One of those activists, Coordinator for Women’s Resource Centre (WRC) Sumika Perera, pointed out that there are more than enough women who are interested in politics, who take part in it. There is a chance that smaller political parties and independent groups might not have enough representation but it is most certainly not the case in others. She debunks the claim that there are not enough women for parties as an utter lie.
Kottegoda said that this is the opportunity for political parties to recognize women and to throw away the biases and preconceived notions about what women can do and cannot do. Women have proven themselves now and there has to be very careful scrutiny at every level that such women are given nomination or put on the list.
“We cannot be waiting to hear the same old stories that there are no women. This is what they told us in 2002, when the parliamentary select committee on political representation met. If they can’t see women, political parties must put on their spectacles and look. There are hundreds of women and they should be given an opportunity to make use of this historic development,” she said.
Even if the 25 per cent representation of women was introduced to the Local Authorities Elections (Amendment) Act, women activists who have experienced grass root situations claim that female political representatives are being thoroughly discriminated against when slots are allocated during nominations.
Perera charges that women candidates have a 10 per cent opportunity to contest for their electorate, yet political parties nominate various others to particular areas with high female candidate numbers and allocate female candidates a completely different area. When that happens, these candidate’s influence in that particular area where she was either born or was living in, is seriously hampered.
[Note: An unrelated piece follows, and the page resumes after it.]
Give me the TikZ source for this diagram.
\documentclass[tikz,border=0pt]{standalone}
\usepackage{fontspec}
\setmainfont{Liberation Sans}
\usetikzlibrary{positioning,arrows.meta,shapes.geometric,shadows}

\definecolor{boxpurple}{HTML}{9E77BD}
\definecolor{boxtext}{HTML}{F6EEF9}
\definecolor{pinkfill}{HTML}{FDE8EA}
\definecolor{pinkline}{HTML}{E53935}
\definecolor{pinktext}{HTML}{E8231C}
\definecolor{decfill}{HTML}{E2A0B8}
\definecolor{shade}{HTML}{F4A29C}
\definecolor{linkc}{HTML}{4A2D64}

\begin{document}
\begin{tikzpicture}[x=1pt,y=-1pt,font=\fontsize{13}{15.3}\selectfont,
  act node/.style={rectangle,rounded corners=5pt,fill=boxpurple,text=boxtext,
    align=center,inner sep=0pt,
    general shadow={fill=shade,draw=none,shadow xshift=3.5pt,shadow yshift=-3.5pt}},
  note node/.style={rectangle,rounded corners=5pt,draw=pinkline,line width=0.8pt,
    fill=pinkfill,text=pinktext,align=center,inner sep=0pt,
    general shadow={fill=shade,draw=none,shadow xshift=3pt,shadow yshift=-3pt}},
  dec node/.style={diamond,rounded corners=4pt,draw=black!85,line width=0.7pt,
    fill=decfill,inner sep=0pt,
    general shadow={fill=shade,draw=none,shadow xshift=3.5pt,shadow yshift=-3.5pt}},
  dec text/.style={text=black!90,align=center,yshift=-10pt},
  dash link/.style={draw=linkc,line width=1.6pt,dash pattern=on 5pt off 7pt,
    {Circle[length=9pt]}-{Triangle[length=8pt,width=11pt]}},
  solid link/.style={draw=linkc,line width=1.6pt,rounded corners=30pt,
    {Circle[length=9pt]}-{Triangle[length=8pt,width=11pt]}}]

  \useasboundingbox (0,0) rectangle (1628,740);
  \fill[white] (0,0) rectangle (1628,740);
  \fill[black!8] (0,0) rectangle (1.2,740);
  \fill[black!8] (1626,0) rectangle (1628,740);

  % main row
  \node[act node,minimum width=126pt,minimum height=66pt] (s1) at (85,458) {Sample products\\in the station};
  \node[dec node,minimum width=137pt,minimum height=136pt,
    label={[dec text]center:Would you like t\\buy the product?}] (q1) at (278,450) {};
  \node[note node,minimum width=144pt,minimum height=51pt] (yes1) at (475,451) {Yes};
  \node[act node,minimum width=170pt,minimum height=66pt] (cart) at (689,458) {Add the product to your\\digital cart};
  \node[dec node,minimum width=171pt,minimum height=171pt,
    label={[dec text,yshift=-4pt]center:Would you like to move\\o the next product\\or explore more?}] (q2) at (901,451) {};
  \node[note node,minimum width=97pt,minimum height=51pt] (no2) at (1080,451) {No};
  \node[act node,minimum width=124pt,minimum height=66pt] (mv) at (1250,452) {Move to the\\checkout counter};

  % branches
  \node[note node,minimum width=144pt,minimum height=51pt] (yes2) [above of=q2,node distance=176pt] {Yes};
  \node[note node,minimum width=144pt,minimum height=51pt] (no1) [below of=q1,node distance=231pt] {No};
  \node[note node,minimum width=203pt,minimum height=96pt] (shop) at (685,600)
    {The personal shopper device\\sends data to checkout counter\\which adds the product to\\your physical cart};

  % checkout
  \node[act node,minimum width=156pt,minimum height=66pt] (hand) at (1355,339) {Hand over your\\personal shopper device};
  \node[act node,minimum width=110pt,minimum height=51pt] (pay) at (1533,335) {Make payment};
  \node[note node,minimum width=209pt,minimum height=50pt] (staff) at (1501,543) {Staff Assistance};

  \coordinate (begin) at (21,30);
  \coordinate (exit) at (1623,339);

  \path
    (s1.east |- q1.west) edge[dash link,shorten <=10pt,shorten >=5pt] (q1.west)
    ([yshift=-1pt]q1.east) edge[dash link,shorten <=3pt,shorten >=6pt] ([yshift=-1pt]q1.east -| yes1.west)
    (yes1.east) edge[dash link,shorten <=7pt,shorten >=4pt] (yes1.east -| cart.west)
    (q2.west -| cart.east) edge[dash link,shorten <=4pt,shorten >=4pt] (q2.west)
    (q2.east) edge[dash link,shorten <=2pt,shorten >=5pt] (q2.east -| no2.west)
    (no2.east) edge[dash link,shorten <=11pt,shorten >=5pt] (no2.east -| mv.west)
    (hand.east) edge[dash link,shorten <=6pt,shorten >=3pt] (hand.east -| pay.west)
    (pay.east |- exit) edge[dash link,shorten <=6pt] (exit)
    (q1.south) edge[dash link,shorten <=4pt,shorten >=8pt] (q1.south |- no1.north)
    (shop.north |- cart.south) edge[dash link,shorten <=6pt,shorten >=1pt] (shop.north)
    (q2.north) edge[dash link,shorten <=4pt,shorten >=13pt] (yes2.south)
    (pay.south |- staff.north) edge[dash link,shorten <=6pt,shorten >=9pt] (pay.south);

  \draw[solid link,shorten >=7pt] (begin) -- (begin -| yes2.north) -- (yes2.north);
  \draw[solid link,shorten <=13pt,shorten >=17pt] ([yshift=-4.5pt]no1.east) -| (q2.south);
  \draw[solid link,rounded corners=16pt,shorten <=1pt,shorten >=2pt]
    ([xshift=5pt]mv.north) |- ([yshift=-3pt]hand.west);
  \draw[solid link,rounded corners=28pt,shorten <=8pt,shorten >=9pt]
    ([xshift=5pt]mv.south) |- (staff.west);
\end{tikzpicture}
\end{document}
Female candidates are forced into alien grounds through this procedure. It’ll be the same electorate but a completely different division or village. This she says is a form of discrimination.
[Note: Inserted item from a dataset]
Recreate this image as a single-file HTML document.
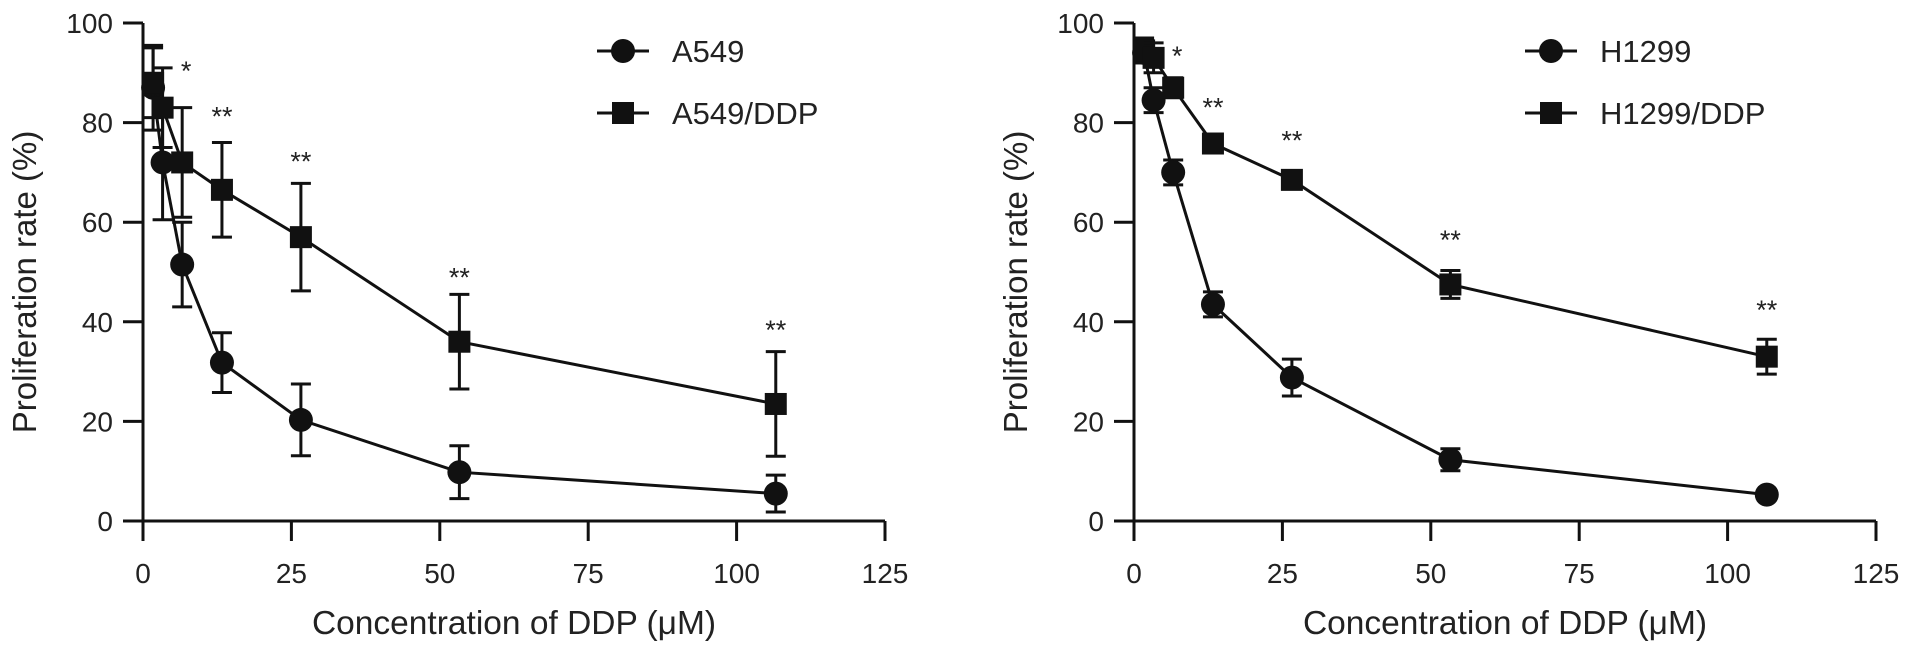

She further pointed out that many candidates are given promises that they will be on the list; while they have allowed those who have no political background to contest. There are so many women who are willing to and who do take part in politics. But through the list, not everyone gets the opportunity. “Only a handful gets selected and that leads to disappointment and candidates lose enthusiasm. The 25 per cent quota is applied to all political parties as a whole; not independently to different parties. That reduces the opportunities these women have,” she said.
While Executive Director of People’s Action for Free and Fair Elections (PAFFREL) Rohana Hettiarachchi said some capable women who are influential campaigned for the party which in turn, promises to give a chance on the nomination list. But they do not keep the promise. They end up promoting some other candidate.
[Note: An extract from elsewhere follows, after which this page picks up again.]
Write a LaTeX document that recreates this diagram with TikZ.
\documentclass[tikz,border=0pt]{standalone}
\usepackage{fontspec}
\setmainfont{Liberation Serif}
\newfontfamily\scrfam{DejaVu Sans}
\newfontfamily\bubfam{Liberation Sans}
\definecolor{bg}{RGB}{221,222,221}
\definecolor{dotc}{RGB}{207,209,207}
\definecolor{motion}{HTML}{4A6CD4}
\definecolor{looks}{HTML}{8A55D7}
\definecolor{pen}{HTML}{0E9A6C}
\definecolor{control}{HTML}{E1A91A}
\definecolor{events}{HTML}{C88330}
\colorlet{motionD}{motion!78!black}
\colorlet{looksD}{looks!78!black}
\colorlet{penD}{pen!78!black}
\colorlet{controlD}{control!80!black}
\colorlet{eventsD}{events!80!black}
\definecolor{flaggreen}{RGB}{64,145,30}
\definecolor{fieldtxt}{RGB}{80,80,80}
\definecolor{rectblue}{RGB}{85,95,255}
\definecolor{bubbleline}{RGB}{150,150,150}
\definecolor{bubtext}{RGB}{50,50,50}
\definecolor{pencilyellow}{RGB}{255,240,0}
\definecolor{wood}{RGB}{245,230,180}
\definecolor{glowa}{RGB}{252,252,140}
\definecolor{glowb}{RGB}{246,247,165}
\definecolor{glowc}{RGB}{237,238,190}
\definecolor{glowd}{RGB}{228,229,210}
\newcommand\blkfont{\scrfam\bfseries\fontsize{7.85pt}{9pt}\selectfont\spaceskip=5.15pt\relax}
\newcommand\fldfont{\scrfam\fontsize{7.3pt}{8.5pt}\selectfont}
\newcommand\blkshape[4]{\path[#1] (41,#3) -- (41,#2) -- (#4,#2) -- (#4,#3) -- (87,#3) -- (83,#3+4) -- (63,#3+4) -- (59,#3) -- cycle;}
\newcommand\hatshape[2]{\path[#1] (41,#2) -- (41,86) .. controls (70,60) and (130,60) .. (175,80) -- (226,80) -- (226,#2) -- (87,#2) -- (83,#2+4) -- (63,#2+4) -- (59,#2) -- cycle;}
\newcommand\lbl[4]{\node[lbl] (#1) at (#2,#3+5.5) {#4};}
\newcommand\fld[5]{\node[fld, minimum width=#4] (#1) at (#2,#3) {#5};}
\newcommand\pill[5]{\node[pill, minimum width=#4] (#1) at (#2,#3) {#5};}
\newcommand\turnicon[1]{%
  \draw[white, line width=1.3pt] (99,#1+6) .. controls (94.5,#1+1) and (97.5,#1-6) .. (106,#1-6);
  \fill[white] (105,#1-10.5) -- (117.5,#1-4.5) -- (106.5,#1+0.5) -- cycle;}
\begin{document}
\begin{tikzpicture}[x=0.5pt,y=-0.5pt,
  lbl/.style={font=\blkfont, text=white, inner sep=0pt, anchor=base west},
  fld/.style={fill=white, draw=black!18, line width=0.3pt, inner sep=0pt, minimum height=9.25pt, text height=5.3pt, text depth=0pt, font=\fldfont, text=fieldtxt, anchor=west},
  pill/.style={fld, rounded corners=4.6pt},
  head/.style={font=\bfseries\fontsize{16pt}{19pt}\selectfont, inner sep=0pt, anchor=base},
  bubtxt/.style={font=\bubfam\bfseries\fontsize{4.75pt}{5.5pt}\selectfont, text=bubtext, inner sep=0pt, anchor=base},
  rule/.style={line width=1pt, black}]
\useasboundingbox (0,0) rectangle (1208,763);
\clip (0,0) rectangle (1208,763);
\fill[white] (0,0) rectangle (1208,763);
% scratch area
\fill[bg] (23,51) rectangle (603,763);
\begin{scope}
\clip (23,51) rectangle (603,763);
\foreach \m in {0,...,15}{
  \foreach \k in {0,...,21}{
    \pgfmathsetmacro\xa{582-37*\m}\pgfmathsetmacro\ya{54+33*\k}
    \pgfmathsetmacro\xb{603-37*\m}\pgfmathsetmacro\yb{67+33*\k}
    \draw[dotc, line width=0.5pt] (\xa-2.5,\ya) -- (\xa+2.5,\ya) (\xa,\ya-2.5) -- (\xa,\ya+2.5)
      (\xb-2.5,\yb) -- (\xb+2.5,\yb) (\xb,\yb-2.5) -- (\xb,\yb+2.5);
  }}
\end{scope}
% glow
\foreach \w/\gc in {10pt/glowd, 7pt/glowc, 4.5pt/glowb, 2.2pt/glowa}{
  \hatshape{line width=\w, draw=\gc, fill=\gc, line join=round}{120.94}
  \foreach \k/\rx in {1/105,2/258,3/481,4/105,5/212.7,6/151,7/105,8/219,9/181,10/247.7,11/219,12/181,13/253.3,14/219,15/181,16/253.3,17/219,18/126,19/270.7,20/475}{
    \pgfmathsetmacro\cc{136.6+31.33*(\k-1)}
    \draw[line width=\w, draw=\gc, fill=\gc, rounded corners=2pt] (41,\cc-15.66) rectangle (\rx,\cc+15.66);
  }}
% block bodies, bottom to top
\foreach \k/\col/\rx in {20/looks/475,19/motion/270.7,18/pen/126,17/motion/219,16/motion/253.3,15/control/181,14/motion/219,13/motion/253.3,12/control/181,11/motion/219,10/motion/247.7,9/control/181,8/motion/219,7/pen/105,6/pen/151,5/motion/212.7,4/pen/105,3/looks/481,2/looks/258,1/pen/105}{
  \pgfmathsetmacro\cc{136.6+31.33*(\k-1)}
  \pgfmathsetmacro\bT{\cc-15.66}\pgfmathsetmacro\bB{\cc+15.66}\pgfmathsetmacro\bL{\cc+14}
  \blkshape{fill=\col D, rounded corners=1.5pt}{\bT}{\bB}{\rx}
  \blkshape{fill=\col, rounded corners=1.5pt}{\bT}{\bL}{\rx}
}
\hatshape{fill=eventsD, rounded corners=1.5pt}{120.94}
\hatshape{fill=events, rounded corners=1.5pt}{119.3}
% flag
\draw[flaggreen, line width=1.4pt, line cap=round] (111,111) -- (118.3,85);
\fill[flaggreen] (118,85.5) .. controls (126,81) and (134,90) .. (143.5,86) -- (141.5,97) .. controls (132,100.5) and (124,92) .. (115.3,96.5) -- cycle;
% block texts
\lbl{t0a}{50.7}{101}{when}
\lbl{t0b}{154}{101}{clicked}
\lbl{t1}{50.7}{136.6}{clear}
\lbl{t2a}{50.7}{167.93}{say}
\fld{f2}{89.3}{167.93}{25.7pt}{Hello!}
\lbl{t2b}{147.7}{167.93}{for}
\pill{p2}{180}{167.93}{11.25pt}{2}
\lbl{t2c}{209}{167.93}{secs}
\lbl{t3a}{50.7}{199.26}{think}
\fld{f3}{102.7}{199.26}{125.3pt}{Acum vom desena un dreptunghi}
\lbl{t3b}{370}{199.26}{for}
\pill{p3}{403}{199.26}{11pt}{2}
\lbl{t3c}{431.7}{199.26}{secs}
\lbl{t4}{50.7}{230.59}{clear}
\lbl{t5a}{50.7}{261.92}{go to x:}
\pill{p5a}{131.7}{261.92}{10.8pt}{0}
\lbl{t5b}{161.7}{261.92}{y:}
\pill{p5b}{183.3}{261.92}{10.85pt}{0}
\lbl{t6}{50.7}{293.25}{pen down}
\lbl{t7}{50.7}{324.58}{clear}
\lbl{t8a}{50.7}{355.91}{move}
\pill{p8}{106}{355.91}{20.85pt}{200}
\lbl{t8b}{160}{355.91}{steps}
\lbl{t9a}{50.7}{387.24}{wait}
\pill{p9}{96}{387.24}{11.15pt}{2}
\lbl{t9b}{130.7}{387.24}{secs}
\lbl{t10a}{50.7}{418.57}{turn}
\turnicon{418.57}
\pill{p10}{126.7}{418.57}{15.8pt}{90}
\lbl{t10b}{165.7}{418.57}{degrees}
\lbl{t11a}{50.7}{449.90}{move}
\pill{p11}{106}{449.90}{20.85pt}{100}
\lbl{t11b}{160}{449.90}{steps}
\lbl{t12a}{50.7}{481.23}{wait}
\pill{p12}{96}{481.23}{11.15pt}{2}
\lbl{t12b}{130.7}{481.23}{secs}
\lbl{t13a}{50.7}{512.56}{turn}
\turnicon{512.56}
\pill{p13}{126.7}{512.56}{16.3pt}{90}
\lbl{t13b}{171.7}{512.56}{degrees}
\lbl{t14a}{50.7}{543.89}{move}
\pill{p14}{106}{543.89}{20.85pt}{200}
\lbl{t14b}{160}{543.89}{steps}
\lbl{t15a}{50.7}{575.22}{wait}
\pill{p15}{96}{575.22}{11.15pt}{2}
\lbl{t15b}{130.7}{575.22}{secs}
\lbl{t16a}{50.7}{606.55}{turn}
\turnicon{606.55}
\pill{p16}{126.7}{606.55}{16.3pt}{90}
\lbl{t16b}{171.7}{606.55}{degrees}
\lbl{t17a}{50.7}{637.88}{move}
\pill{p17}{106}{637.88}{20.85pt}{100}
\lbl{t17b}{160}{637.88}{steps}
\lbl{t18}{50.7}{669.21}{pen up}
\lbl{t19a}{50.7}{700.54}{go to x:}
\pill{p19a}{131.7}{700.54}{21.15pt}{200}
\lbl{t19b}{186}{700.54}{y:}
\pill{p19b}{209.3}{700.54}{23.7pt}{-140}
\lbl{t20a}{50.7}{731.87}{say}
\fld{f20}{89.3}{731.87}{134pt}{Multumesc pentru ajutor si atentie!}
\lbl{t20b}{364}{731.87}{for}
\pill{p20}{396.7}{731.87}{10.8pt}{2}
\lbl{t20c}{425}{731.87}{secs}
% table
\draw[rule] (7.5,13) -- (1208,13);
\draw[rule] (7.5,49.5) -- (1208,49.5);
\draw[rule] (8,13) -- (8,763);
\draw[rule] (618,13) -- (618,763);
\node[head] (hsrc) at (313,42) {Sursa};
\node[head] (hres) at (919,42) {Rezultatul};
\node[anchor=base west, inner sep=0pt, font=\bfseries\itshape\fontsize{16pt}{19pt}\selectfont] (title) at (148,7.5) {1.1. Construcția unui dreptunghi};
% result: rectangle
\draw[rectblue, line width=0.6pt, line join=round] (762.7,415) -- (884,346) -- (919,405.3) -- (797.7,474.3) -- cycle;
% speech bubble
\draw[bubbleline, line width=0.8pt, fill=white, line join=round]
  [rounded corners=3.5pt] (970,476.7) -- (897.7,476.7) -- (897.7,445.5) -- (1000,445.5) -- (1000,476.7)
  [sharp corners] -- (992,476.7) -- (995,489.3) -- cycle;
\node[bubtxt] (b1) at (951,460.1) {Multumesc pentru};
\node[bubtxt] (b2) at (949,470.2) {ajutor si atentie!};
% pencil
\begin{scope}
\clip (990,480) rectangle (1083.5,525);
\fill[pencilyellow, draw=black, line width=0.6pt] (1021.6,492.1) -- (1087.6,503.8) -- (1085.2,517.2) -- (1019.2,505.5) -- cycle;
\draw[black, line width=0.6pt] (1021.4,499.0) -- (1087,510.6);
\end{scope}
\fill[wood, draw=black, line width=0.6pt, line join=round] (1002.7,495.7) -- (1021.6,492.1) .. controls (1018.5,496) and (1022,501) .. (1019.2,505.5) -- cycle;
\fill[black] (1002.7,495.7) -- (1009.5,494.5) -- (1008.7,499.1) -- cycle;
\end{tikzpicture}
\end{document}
“If a women representative is living in ward ‘A’ and has more influence in her community or locality, she will be asked to work for the party. The party leader will also promise nominations. However, later this women representative will not get nominations for ward ‘A’ on the Ward Based candidate List, but included in the Proportional Representative List. At this instance the representative cannot say no, because it is necessary to obtain a slot on the Proportional Representative List. Even if the representative is not happy to work for the other candidate nominated for ward ‘A’ by the party.
At the end of the day there is no assurance for this women candidate that she will get elected at the upcoming elections through the Proportional Representation List. Even if there are vacancies in this list, there is no assurance that the party organizer will select her. Thus it will be unfair,” he said.
Relatives of thugs
Multiple sources told Ceylon Today that political parties have fielded wives and relatives of thugs on the nomination list to fill up the women’s representation according to the new quota, claiming the availability of women candidates are less. Hettiarachchi commenting on the above issue said “It will be a disaster if these types of people are included on the list. The rest of the candidates will not be able to carry out their campaigns independently. Everybody will fear for their lives. This situation may pave the way for the automatic election of such people. However it will depend on the voters of the area. If the voters realize that a particular man or a woman has a bad record, without considering their party, voters can reject those people.
“The worst part is that if they bring this sort of people on the Proportional Representation List, nobody can object. There will be no way for people to reject; it is completely decided by the party organizers in those areas. If they are prepared to bring family members of any underworld person, people will not be able to reject them,” he added.
“Political parties should have more problems in selecting well informed and trained women who have worked with their respective constituencies,” said Dr. Kottegoda
“Over the last one and half decades, many women have expressed their wish to take part in main stream politics and have participated in various training and awareness raising programmes. Several organizations including mine, as well as the National Committee on Women and the Ministry of Women’s Affairs and many other Non-Government Organizations, who are interested in the issue of having equal representation of women and men in governance have carried out this programme and have had many discussions with women who want to contest politics at different levels,” she stressed.
Sri Lankan Institute of Local Governance (SLILG) Director, Sujeeve Samaraweera told Ceylon Today, “We have gone around the country and we can give you over 4, 500 signatures. Any political party that does not have candidates can contact us, we educated representatives. It was our mandate and we published a book. We have also given recommendation,”
Women are capable
Hettirachchi said that this is a big opportunity for women of this country. If capable women are elected, corruption can be controlled. The quality at local level can be improved, especially the education sector. “Women are capable of controlling finance, improving the health sector, education, environment etc. All these can be equally achieved at local level too. Many changes can take place but it all depends on how a party will select suitable women. If they select capable, creative and committed women onto their lists, the whole LG system can be changed. But if the party organizers bring their family members or their colleagues, it will not fulfil the requirements of the quota request for women.
“At the end of four years if you are not able to deliver something, people will say ko, ganu gihilla mokadha kale (so the women took office but what did they achieve) but that does not mean women cannot do anything, women can do a lot. But it depends on who will be selected by the party as well as the people of the country,” he said.